> **PROBLEM TO SOLVE**
Reproduce each line of the material exactly, minus any picture.

> **SUPPLIED DATA**
= = = =

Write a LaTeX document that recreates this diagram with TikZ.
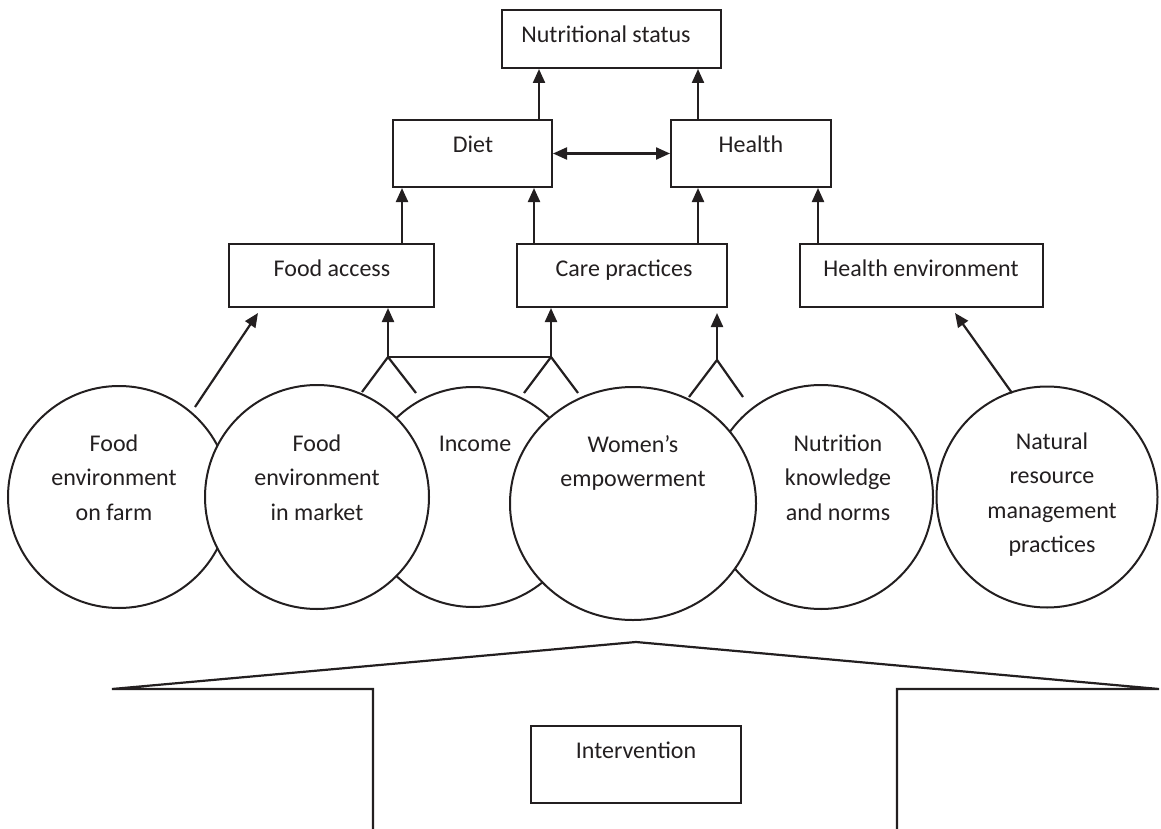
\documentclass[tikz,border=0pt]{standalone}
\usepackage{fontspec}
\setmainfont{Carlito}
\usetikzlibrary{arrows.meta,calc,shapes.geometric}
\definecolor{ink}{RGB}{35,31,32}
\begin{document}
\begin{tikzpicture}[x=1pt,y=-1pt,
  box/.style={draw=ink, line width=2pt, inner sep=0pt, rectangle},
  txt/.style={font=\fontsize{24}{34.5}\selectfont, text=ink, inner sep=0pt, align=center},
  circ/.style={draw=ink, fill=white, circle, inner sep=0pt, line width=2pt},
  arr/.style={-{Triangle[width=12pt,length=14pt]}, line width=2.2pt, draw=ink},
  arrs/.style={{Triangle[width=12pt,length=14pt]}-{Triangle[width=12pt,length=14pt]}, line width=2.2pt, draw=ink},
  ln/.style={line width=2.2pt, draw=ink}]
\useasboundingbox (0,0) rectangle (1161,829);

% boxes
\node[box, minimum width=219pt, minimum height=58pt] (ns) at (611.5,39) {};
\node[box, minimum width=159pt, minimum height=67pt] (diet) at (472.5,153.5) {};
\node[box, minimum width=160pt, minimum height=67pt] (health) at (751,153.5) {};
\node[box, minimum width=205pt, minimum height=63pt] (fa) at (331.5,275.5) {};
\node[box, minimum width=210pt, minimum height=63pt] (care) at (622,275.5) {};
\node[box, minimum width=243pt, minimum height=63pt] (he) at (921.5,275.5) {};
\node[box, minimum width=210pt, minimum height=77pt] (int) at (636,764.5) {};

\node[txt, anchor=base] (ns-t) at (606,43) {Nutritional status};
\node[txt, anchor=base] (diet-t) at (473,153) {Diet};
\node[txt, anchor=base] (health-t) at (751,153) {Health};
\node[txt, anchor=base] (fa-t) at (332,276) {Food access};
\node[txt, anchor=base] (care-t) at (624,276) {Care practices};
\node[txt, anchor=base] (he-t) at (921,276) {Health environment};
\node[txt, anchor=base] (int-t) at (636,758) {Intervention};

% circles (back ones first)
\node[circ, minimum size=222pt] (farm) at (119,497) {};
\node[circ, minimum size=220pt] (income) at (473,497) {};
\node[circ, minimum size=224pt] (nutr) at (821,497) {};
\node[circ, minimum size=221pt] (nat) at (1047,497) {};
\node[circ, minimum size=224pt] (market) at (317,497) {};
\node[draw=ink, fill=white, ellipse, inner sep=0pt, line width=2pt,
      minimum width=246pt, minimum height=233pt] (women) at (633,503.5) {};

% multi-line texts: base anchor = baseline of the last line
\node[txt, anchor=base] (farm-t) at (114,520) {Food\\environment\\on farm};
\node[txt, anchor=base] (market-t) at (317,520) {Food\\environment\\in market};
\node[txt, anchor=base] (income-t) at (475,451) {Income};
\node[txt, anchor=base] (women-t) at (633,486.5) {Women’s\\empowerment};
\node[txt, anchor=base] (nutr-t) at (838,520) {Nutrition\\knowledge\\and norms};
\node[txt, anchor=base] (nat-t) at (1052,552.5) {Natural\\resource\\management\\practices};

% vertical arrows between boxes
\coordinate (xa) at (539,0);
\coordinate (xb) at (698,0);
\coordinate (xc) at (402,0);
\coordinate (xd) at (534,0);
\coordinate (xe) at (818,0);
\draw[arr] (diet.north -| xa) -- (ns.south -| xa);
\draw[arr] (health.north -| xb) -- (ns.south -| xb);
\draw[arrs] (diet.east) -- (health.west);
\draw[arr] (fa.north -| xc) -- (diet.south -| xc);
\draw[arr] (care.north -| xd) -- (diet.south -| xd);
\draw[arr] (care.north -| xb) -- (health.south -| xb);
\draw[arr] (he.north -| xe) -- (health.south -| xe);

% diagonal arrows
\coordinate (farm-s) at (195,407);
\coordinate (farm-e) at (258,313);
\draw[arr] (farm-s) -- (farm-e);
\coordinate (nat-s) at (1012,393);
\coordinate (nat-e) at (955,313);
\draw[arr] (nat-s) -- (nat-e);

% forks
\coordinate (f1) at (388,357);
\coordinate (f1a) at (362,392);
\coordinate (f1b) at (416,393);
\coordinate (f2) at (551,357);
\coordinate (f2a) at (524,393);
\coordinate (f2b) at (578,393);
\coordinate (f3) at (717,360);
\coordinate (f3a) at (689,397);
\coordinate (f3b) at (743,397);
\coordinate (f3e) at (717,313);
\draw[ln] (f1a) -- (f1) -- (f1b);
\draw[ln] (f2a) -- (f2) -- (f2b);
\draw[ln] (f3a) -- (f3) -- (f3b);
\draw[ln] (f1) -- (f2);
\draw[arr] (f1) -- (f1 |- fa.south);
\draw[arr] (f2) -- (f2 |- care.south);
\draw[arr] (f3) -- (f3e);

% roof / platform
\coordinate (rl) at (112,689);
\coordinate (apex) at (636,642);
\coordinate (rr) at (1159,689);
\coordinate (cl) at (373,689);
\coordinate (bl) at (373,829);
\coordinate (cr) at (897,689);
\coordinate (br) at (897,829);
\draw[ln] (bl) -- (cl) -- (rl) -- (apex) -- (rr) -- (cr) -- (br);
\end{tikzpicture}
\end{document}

= = = =

> **ANSWER TO THIS PROBLEM**
Write a LaTeX document that recreates this diagram with TikZ.
\documentclass[tikz,border=0pt]{standalone}
\usepackage{fontspec}
\setmainfont{Carlito}
\usetikzlibrary{arrows.meta,calc,shapes.geometric}
\definecolor{ink}{RGB}{35,31,32}
\begin{document}
\begin{tikzpicture}[x=1pt,y=-1pt,
  box/.style={draw=ink, line width=2pt, inner sep=0pt, rectangle},
  txt/.style={font=\fontsize{24}{34.5}\selectfont, text=ink, inner sep=0pt, align=center},
  circ/.style={draw=ink, fill=white, circle, inner sep=0pt, line width=2pt},
  arr/.style={-{Triangle[width=12pt,length=14pt]}, line width=2.2pt, draw=ink},
  arrs/.style={{Triangle[width=12pt,length=14pt]}-{Triangle[width=12pt,length=14pt]}, line width=2.2pt, draw=ink},
  ln/.style={line width=2.2pt, draw=ink}]
\useasboundingbox (0,0) rectangle (1161,829);

% boxes
\node[box, minimum width=219pt, minimum height=58pt] (ns) at (611.5,39) {};
\node[box, minimum width=159pt, minimum height=67pt] (diet) at (472.5,153.5) {};
\node[box, minimum width=160pt, minimum height=67pt] (health) at (751,153.5) {};
\node[box, minimum width=205pt, minimum height=63pt] (fa) at (331.5,275.5) {};
\node[box, minimum width=210pt, minimum height=63pt] (care) at (622,275.5) {};
\node[box, minimum width=243pt, minimum height=63pt] (he) at (921.5,275.5) {};
\node[box, minimum width=210pt, minimum height=77pt] (int) at (636,764.5) {};

\node[txt, anchor=base] (ns-t) at (606,43) {Nutritional status};
\node[txt, anchor=base] (diet-t) at (473,153) {Diet};
\node[txt, anchor=base] (health-t) at (751,153) {Health};
\node[txt, anchor=base] (fa-t) at (332,276) {Food access};
\node[txt, anchor=base] (care-t) at (624,276) {Care practices};
\node[txt, anchor=base] (he-t) at (921,276) {Health environment};
\node[txt, anchor=base] (int-t) at (636,758) {Intervention};

% circles (back ones first)
\node[circ, minimum size=222pt] (farm) at (119,497) {};
\node[circ, minimum size=220pt] (income) at (473,497) {};
\node[circ, minimum size=224pt] (nutr) at (821,497) {};
\node[circ, minimum size=221pt] (nat) at (1047,497) {};
\node[circ, minimum size=224pt] (market) at (317,497) {};
\node[draw=ink, fill=white, ellipse, inner sep=0pt, line width=2pt,
      minimum width=246pt, minimum height=233pt] (women) at (633,503.5) {};

% multi-line texts: base anchor = baseline of the last line
\node[txt, anchor=base] (farm-t) at (114,520) {Food\\environment\\on farm};
\node[txt, anchor=base] (market-t) at (317,520) {Food\\environment\\in market};
\node[txt, anchor=base] (income-t) at (475,451) {Income};
\node[txt, anchor=base] (women-t) at (633,486.5) {Women’s\\empowerment};
\node[txt, anchor=base] (nutr-t) at (838,520) {Nutrition\\knowledge\\and norms};
\node[txt, anchor=base] (nat-t) at (1052,552.5) {Natural\\resource\\management\\practices};

% vertical arrows between boxes
\coordinate (xa) at (539,0);
\coordinate (xb) at (698,0);
\coordinate (xc) at (402,0);
\coordinate (xd) at (534,0);
\coordinate (xe) at (818,0);
\draw[arr] (diet.north -| xa) -- (ns.south -| xa);
\draw[arr] (health.north -| xb) -- (ns.south -| xb);
\draw[arrs] (diet.east) -- (health.west);
\draw[arr] (fa.north -| xc) -- (diet.south -| xc);
\draw[arr] (care.north -| xd) -- (diet.south -| xd);
\draw[arr] (care.north -| xb) -- (health.south -| xb);
\draw[arr] (he.north -| xe) -- (health.south -| xe);

% diagonal arrows
\coordinate (farm-s) at (195,407);
\coordinate (farm-e) at (258,313);
\draw[arr] (farm-s) -- (farm-e);
\coordinate (nat-s) at (1012,393);
\coordinate (nat-e) at (955,313);
\draw[arr] (nat-s) -- (nat-e);

% forks
\coordinate (f1) at (388,357);
\coordinate (f1a) at (362,392);
\coordinate (f1b) at (416,393);
\coordinate (f2) at (551,357);
\coordinate (f2a) at (524,393);
\coordinate (f2b) at (578,393);
\coordinate (f3) at (717,360);
\coordinate (f3a) at (689,397);
\coordinate (f3b) at (743,397);
\coordinate (f3e) at (717,313);
\draw[ln] (f1a) -- (f1) -- (f1b);
\draw[ln] (f2a) -- (f2) -- (f2b);
\draw[ln] (f3a) -- (f3) -- (f3b);
\draw[ln] (f1) -- (f2);
\draw[arr] (f1) -- (f1 |- fa.south);
\draw[arr] (f2) -- (f2 |- care.south);
\draw[arr] (f3) -- (f3e);

% roof / platform
\coordinate (rl) at (112,689);
\coordinate (apex) at (636,642);
\coordinate (rr) at (1159,689);
\coordinate (cl) at (373,689);
\coordinate (bl) at (373,829);
\coordinate (cr) at (897,689);
\coordinate (br) at (897,829);
\draw[ln] (bl) -- (cl) -- (rl) -- (apex) -- (rr) -- (cr) -- (br);
\end{tikzpicture}
\end{document}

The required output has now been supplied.